### [AVAILABLE DATA]

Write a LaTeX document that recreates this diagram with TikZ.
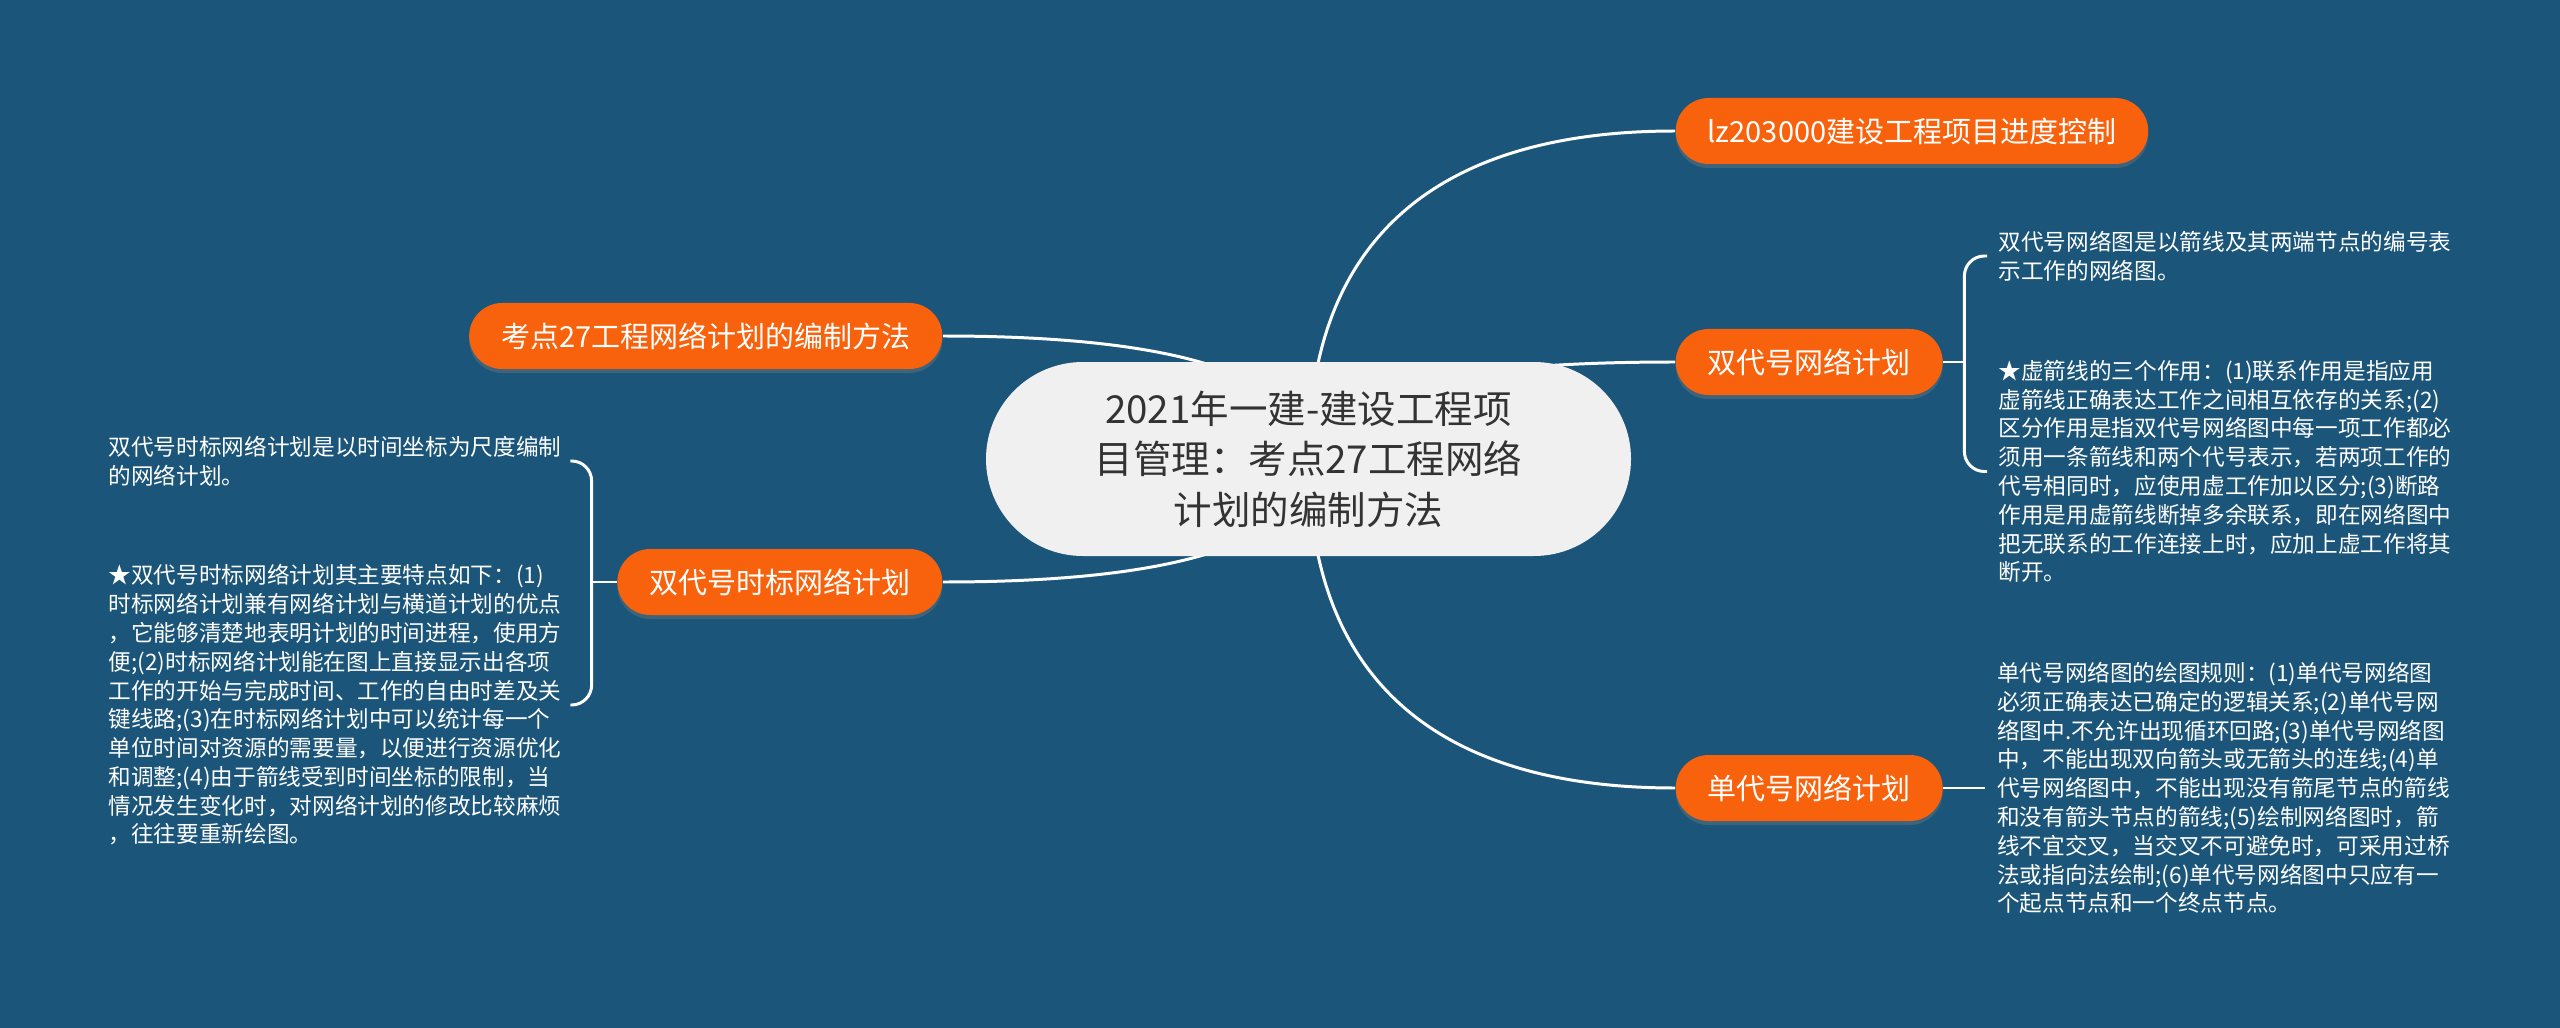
\documentclass[tikz,border=0pt]{standalone}
\usepackage{fontspec}
\setmainfont{Noto Sans CJK SC}
\usetikzlibrary{calc,%
		positioning,%
		shadows}
\definecolor{sfondo}{HTML}{1B5579}
\definecolor{arancio}{HTML}{F8620C}
\definecolor{grigio}{HTML}{F0F0F0}
\definecolor{scuro}{HTML}{333333}

\begin{document}
\begin{tikzpicture}[
  ramo/.style={fill=arancio, text=white, rounded corners=0.33cm,
    minimum height=0.66cm, inner xsep=0.32cm, inner ysep=0pt,
    font=\fontsize{8.25pt}{10pt}\selectfont,
    drop shadow={shadow xshift=0pt, shadow yshift=-0.04cm, opacity=0.35}},
  nota/.style={text=white, text width=4.5cm, align=left,
    inner xsep=0.11cm, inner ysep=0pt,
    font=\fontsize{6.44pt}{8.19pt}\selectfont},
  linea/.style={draw=white, line width=0.85pt}]
%Mappa concettuale
\fill[sfondo] (0,0) rectangle (25.6,-10.28);
\coordinate (centro) at (13.085,-4.59);
\node[ramo, anchor=west] (lz) at (16.75,-1.31) {lz203000建设工程项目进度控制};
\node[ramo, anchor=west] (dsw) at (16.75,-3.62) {双代号网络计划};
\node[ramo, anchor=west] (dan) at (16.75,-7.88) {单代号网络计划};
\node[ramo, anchor=east] (kd) at (9.43,-3.36) {考点27工程网络计划的编制方法};
\node[ramo, anchor=east] (sbw) at (9.43,-5.82) {双代号时标网络计划};
\node[nota, anchor=west] (r1) at (19.87,-2.56) {双代号网络图是以箭线及其两端节点的编号表\\
示工作的网络图。};
\node[nota, anchor=west] (r2) at (19.87,-4.715) {★虚箭线的三个作用：(1)联系作用是指应用\\
虚箭线正确表达工作之间相互依存的关系;(2)\\
区分作用是指双代号网络图中每一项工作都必\\
须用一条箭线和两个代号表示，若两项工作的\\
代号相同时，应使用虚工作加以区分;(3)断路\\
作用是用虚箭线断掉多余联系，即在网络图中\\
把无联系的工作连接上时，应加上虚工作将其\\
断开。};
\node[nota, right=0.42cm of dan] (r3) {单代号网络图的绘图规则：(1)单代号网络图\\
必须正确表达已确定的逻辑关系;(2)单代号网\\
络图中.不允许出现循环回路;(3)单代号网络图\\
中，不能出现双向箭头或无箭头的连线;(4)单\\
代号网络图中，不能出现没有箭尾节点的箭线\\
和没有箭头节点的箭线;(5)绘制网络图时，箭\\
线不宜交叉，当交叉不可避免时，可采用过桥\\
法或指向法绘制;(6)单代号网络图中只应有一\\
个起点节点和一个终点节点。};
\node[nota, anchor=west] (l1) at (0.97,-4.61) {双代号时标网络计划是以时间坐标为尺度编制\\
的网络计划。};
\node[nota, anchor=west] (l2) at (0.97,-7.05) {★双代号时标网络计划其主要特点如下：(1)\\
时标网络计划兼有网络计划与横道计划的优点\\
，它能够清楚地表明计划的时间进程，使用方\\
便;(2)时标网络计划能在图上直接显示出各项\\
工作的开始与完成时间、工作的自由时差及关\\
键线路;(3)在时标网络计划中可以统计每一个\\
单位时间对资源的需要量，以便进行资源优化\\
和调整;(4)由于箭线受到时间坐标的限制，当\\
情况发生变化时，对网络计划的修改比较麻烦\\
，往往要重新绘图。};
\foreach \nodo/\lato in {lz/west,dsw/west,dan/west,kd/east,sbw/east}
  \draw[linea] (centro) .. controls ($(centro)!0.67!(centro |- \nodo.\lato)$)
    and ($(\nodo.\lato)!0.65!(centro |- \nodo.\lato)$) .. (\nodo.\lato);
\draw[linea] (dsw.east) -- ++(0.21,0) coordinate (gr);
\draw[linea, rounded corners=0.2cm] (r1.west) -| (gr) |- (r2.west);
\draw[linea] (dan.east) -- (r3.west);
\draw[linea] (sbw.west) -- ++(-0.25,0) coordinate (gl);
\draw[linea, rounded corners=0.2cm] (l1.east) -| (gl) |- (l2.east);
\node[fill=grigio, text=scuro, rounded corners=0.97cm, minimum width=6.45cm,
  minimum height=1.94cm, inner sep=0pt, align=center,
  font=\fontsize{10.95pt}{14.4pt}\selectfont] (radice) at (centro)
  {2021年一建-建设工程项\\目管理：考点27工程网络\\计划的编制方法};
\end{tikzpicture}
\end{document}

### [WORK TO DO]
Retype everything in the material word for word, minus pictures.

### [WRITTEN RESPONSE]
Write a LaTeX document that recreates this diagram with TikZ.
\documentclass[tikz,border=0pt]{standalone}
\usepackage{fontspec}
\setmainfont{Noto Sans CJK SC}
\usetikzlibrary{calc,%
		positioning,%
		shadows}
\definecolor{sfondo}{HTML}{1B5579}
\definecolor{arancio}{HTML}{F8620C}
\definecolor{grigio}{HTML}{F0F0F0}
\definecolor{scuro}{HTML}{333333}

\begin{document}
\begin{tikzpicture}[
  ramo/.style={fill=arancio, text=white, rounded corners=0.33cm,
    minimum height=0.66cm, inner xsep=0.32cm, inner ysep=0pt,
    font=\fontsize{8.25pt}{10pt}\selectfont,
    drop shadow={shadow xshift=0pt, shadow yshift=-0.04cm, opacity=0.35}},
  nota/.style={text=white, text width=4.5cm, align=left,
    inner xsep=0.11cm, inner ysep=0pt,
    font=\fontsize{6.44pt}{8.19pt}\selectfont},
  linea/.style={draw=white, line width=0.85pt}]
%Mappa concettuale
\fill[sfondo] (0,0) rectangle (25.6,-10.28);
\coordinate (centro) at (13.085,-4.59);
\node[ramo, anchor=west] (lz) at (16.75,-1.31) {lz203000建设工程项目进度控制};
\node[ramo, anchor=west] (dsw) at (16.75,-3.62) {双代号网络计划};
\node[ramo, anchor=west] (dan) at (16.75,-7.88) {单代号网络计划};
\node[ramo, anchor=east] (kd) at (9.43,-3.36) {考点27工程网络计划的编制方法};
\node[ramo, anchor=east] (sbw) at (9.43,-5.82) {双代号时标网络计划};
\node[nota, anchor=west] (r1) at (19.87,-2.56) {双代号网络图是以箭线及其两端节点的编号表\\
示工作的网络图。};
\node[nota, anchor=west] (r2) at (19.87,-4.715) {★虚箭线的三个作用：(1)联系作用是指应用\\
虚箭线正确表达工作之间相互依存的关系;(2)\\
区分作用是指双代号网络图中每一项工作都必\\
须用一条箭线和两个代号表示，若两项工作的\\
代号相同时，应使用虚工作加以区分;(3)断路\\
作用是用虚箭线断掉多余联系，即在网络图中\\
把无联系的工作连接上时，应加上虚工作将其\\
断开。};
\node[nota, right=0.42cm of dan] (r3) {单代号网络图的绘图规则：(1)单代号网络图\\
必须正确表达已确定的逻辑关系;(2)单代号网\\
络图中.不允许出现循环回路;(3)单代号网络图\\
中，不能出现双向箭头或无箭头的连线;(4)单\\
代号网络图中，不能出现没有箭尾节点的箭线\\
和没有箭头节点的箭线;(5)绘制网络图时，箭\\
线不宜交叉，当交叉不可避免时，可采用过桥\\
法或指向法绘制;(6)单代号网络图中只应有一\\
个起点节点和一个终点节点。};
\node[nota, anchor=west] (l1) at (0.97,-4.61) {双代号时标网络计划是以时间坐标为尺度编制\\
的网络计划。};
\node[nota, anchor=west] (l2) at (0.97,-7.05) {★双代号时标网络计划其主要特点如下：(1)\\
时标网络计划兼有网络计划与横道计划的优点\\
，它能够清楚地表明计划的时间进程，使用方\\
便;(2)时标网络计划能在图上直接显示出各项\\
工作的开始与完成时间、工作的自由时差及关\\
键线路;(3)在时标网络计划中可以统计每一个\\
单位时间对资源的需要量，以便进行资源优化\\
和调整;(4)由于箭线受到时间坐标的限制，当\\
情况发生变化时，对网络计划的修改比较麻烦\\
，往往要重新绘图。};
\foreach \nodo/\lato in {lz/west,dsw/west,dan/west,kd/east,sbw/east}
  \draw[linea] (centro) .. controls ($(centro)!0.67!(centro |- \nodo.\lato)$)
    and ($(\nodo.\lato)!0.65!(centro |- \nodo.\lato)$) .. (\nodo.\lato);
\draw[linea] (dsw.east) -- ++(0.21,0) coordinate (gr);
\draw[linea, rounded corners=0.2cm] (r1.west) -| (gr) |- (r2.west);
\draw[linea] (dan.east) -- (r3.west);
\draw[linea] (sbw.west) -- ++(-0.25,0) coordinate (gl);
\draw[linea, rounded corners=0.2cm] (l1.east) -| (gl) |- (l2.east);
\node[fill=grigio, text=scuro, rounded corners=0.97cm, minimum width=6.45cm,
  minimum height=1.94cm, inner sep=0pt, align=center,
  font=\fontsize{10.95pt}{14.4pt}\selectfont] (radice) at (centro)
  {2021年一建-建设工程项\\目管理：考点27工程网络\\计划的编制方法};
\end{tikzpicture}
\end{document}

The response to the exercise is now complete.